Things had been tough since Dee got back from Iraq. She and her husband were sleeping on opposite sides of the bed. “I’m sorry you’re not getting laid,” she snapped at him, “but I’m still seeing my buddies get killed in my head!” One night, they sat down to watch Transformers with their three-year-old daughter. As a towering robot laid waste to a desert outpost in the opening scene, Dee’s heart started to race and sweat ran down her back. She went into the kitchen and sat on the floor with her head between her knees. When she looked up, her daughter was standing there, holding out a comforting glass of apple juice.
It’s the accretion of everyday stories like this one that gives Kenneth MacLeish’s Making War at Fort Hood its power. Based on a year of fieldwork in Killeen, Texas—home to one of the largest Army bases on American soil—the book offers neither a celebration nor an indictment of the soldiers MacLeish comes to know. Rather, the book piles up the particulars of living in an endless holding pattern of deployment and homecoming. The effect is something like a bird’s nest of found objects, patiently assembled and uncanny in their interrelation. For MacLeish, what stitches them together is violence, which turns back on those whom the state charges with executing it. The soldier may act as a “petty sovereign” as he decides who lives and who dies during the heat of battle. But, paradoxically, this decision becomes the only one he can make, as the rest of his life gets structured by powerful, if never all-consuming, forces of compulsion and control.
What caused Dee’s helpless reaction to the first minutes of the film? A clinician might size up her symptoms and call them PTSD. MacLeish is careful not to discount the practical value of diagnosis for some soldiers, but he mostly avoids the language of trauma and its implicit focus on a single, scarring event. Instead, Making War at Fort Hood develops the complementary notion of vulnerability, which MacLeish defines as “the condition of existing for long periods of time and in various modes of exposure in harm’s way.” For him, it’s the body that is the site of compulsion, the body that progressively registers the experience of war and allows that experience to be reactivated unpredictably. MacLeish’s prose is arresting as he describes “the rasping heat of the strapped, swaddled, and loaded body’s own mechanical action on itself, in the armpits, between the toes …” At other points, though, the book becomes mired in the cryptoscience of modern affect theory, in which sensory impressions trigger precognitive bodily responses. According to this view, the choosing subject is at the mercy of the autonomic nervous system.1
For MacLeish, though, there’s a difference between a response that’s involuntary and one that’s automatic, between a body that’s disciplined and one that’s an “unsentient instrument.” Making War at Fort Hood charts the different forms that compulsion can take, whether it’s orders passed down the chain of command or sent up from a soldier’s heaving stomach when she pries open the Humvee and what’s left of the driver is “spaghetti.” Yet the book is just as interested in what escapes compulsion, what’s left over, and how even these unruly remainders are often pulled into the orbit of military life. A chapter on love lays this point bare. At first, it reads like a breezy riff on the different forms of attachment that soldiers sustain: love for one’s unit, love for one’s family back home, friendships that teeter on the brink of something else. But MacLeish’s argument is a deceptively complex one: these bonds, even as they feel like a private refuge from the demands of duty, become intertwined with those very demands and lend them their intensity.

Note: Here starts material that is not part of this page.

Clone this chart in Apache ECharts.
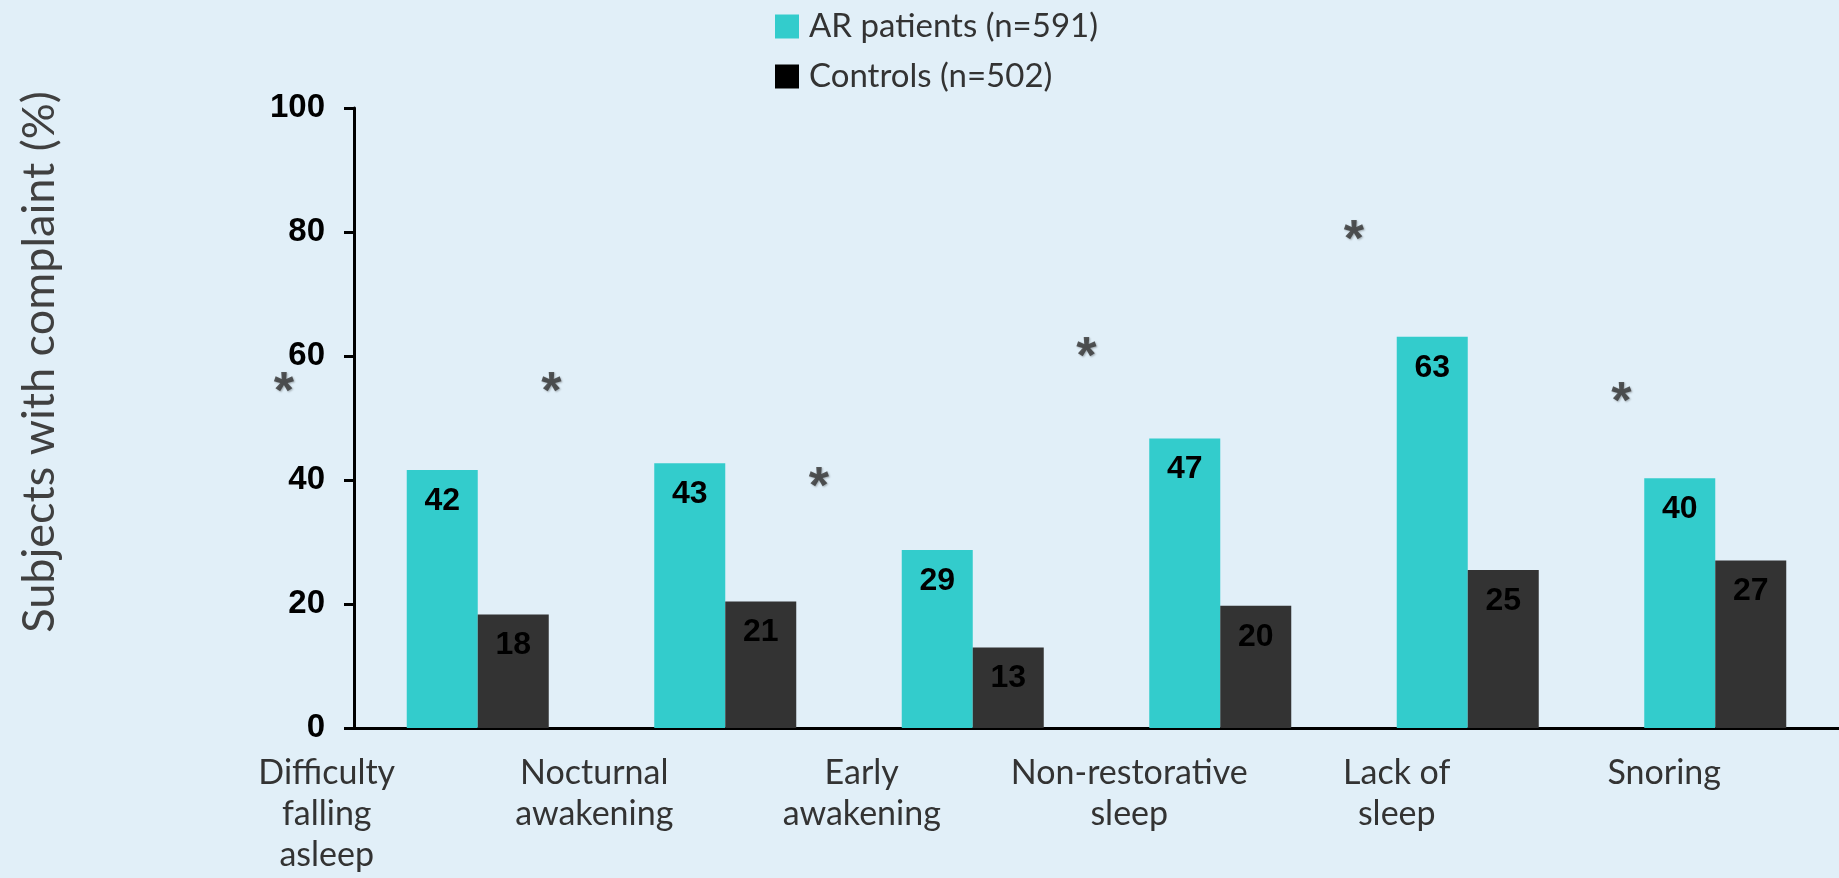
<!DOCTYPE html>
<html>
<head>
<meta charset="utf-8">
<title>Sleep complaints</title>
<script src="https://cdn.jsdelivr.net/npm/echarts@6/dist/echarts.min.js"></script>
<style>
  html, body { margin: 0; padding: 0; background: #e1eff8; }
  #chart { width: 1839px; height: 878px; }
</style>
</head>
<body>
<div id="chart"></div>
<script>
let categories = ['Difficulty\nfalling\nasleep', 'Nocturnal\nawakening', 'Early\nawakening', 'Non-restorative\nsleep', 'Lack of\nsleep', 'Snoring'];
let arPatients = [41.6, 42.7, 28.7, 46.7, 63.1, 40.3];
let arLabels = ['42', '43', '29', '47', '63', '40'];
let controls = [18.3, 20.4, 13.0, 19.7, 25.5, 27.0];
let controlLabels = ['18', '21', '13', '20', '25', '27'];
// significance stars, y in %
let starY = [55.6, 55.6, 40.2, 61.2, 80, 54];
let yTicks = [0, 20, 40, 60, 80, 100];

let seriesNames = ['AR patients (n=591)', 'Controls (n=502)'];

let chart = echarts.init(document.getElementById('chart'));

let barLabel = {
    show: true,
    position: 'insideTop',
    distance: 15,
    color: '#000',
    fontFamily: 'Liberation Sans',
    fontWeight: 'bold',
    fontSize: 32
};

let option = {
    backgroundColor: '#e1eff8',
    animation: false,
    legend: {
        orient: 'vertical',
        left: 775,
        top: 10,
        padding: 0,
        icon: 'rect',
        itemWidth: 24,
        itemHeight: 24,
        itemGap: 17,
        textStyle: {
            fontFamily: 'Lato',
            fontSize: 33,
            lineHeight: 33,
            color: '#333',
            padding: [0, 0, 0, 5]
        },
        data: [
            { name: seriesNames[0] },
            { name: seriesNames[1], itemStyle: { color: '#000' } }
        ]
    },
    grid: [
        { left: 354, right: -6, top: 108, bottom: 150 },
        // second grid only carries the category text and stars
        { left: 193, right: 41, top: 108, bottom: 150 }
    ],
    xAxis: [
        {
            type: 'category',
            gridIndex: 0,
            data: categories,
            axisLine: { lineStyle: { color: '#000', width: 3 } },
            axisTick: { show: false },
            axisLabel: { show: false }
        },
        {
            type: 'category',
            gridIndex: 1,
            data: categories,
            axisLine: { show: false },
            axisTick: { show: false },
            axisLabel: {
                interval: 0,
                margin: 25,
                fontFamily: 'Lato',
                fontSize: 34,
                lineHeight: 41,
                color: '#333'
            }
        }
    ],
    yAxis: [
        {
            type: 'value',
            gridIndex: 0,
            min: yTicks[0],
            max: yTicks[yTicks.length - 1],
            interval: yTicks[1] - yTicks[0],
            name: 'Subjects with complaint (%)',
            nameLocation: 'middle',
            nameRotate: 90,
            nameGap: 292,
            nameTextStyle: {
                fontFamily: 'Lato',
                fontSize: 45,
                color: '#404040',
                padding: [0, 0, 0, 112]
            },
            axisLine: { show: true, lineStyle: { color: '#000', width: 3 } },
            axisTick: { show: true, length: 10, lineStyle: { color: '#000', width: 3 } },
            splitLine: { show: false },
            axisLabel: {
                margin: 29,
                color: '#000',
                fontFamily: 'Liberation Sans',
                fontWeight: 'bold',
                fontSize: 33
            }
        },
        {
            type: 'value',
            gridIndex: 1,
            min: yTicks[0],
            max: yTicks[yTicks.length - 1],
            show: false
        }
    ],
    series: [
        {
            name: seriesNames[0],
            type: 'bar',
            xAxisIndex: 0,
            yAxisIndex: 0,
            data: arPatients,
            barWidth: 71,
            barGap: '0%',
            itemStyle: { color: '#33cccc' },
            label: Object.assign({}, barLabel, {
                formatter: function (p) { return arLabels[p.dataIndex]; }
            })
        },
        {
            name: seriesNames[1],
            type: 'bar',
            xAxisIndex: 0,
            yAxisIndex: 0,
            data: controls,
            barWidth: 71,
            barGap: '0%',
            itemStyle: { color: '#333333' },
            label: Object.assign({}, barLabel, {
                formatter: function (p) { return controlLabels[p.dataIndex]; }
            })
        },
        {
            name: 'stars',
            type: 'scatter',
            xAxisIndex: 1,
            yAxisIndex: 1,
            data: starY,
            symbolSize: 1,
            itemStyle: { color: 'transparent' },
            silent: true,
            label: {
                show: true,
                position: 'inside',
                offset: [-43, 10],
                formatter: '*',
                color: '#333',
                fontFamily: 'Liberation Sans',
                fontWeight: 'bold',
                fontSize: 52,
                textShadowColor: 'rgba(0,0,0,0.35)',
                textShadowBlur: 2,
                textShadowOffsetX: 1,
                textShadowOffsetY: 1
            }
        }
    ]
};

chart.setOption(option);
</script>
</body>
</html>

The gift of a soldier’s service is defined by its pricelessness; there is nothing that a civilian can do or say to balance the ledger.
A new book by journalist David Finkel takes its title from what has become a platitude addressed to returning soldiers: thank you for your service.2 While Finkel uses the phrase ironically to comment on the inadequacy of America’s response to veterans’ mental health issues, the final chapter of Making War at Fort Hood offers a sustained and brilliant meditation on this debt of gratitude and the impossibility of discharging it. MacLeish argues that the gift of a soldier’s service is defined by its pricelessness; there is nothing that a civilian can do or say to balance the ledger. Yet, he insists, it is just as impossible to refuse this debt, which he sees as a form of social compulsion incurred simply by the fact of being born a citizen. A plumber MacLeish meets in Killeen tries to dodge it, distancing himself from the greedy developers putting up housing around the base. “Weren’t we all here because of war,” MacLeish responds, “one way or the other? Was there even any question of turning down blood money or not ending up with some of it in your pocket?”
Complicities, MacLeish’s and ours, pervade the pages of Making War at Fort Hood, troubling any tidy distinction between those who perpetrate violence and those in whose name it is carried out. This approach may not give enough credit to pacifists and others who work for demilitarization, and in describing combatants as mere “relays” of state power it risks exempting them from individual accountability. Still, the stories we are told about soldiers too often caricature them as either selfless heroes or pitiable dupes. MacLeish offers us something richer: a sensitively rendered portrait of social actors who both do and do not get to choose their course, who force us to rethink basic notions of agency and autonomy from the vantage point of violence as a way of life.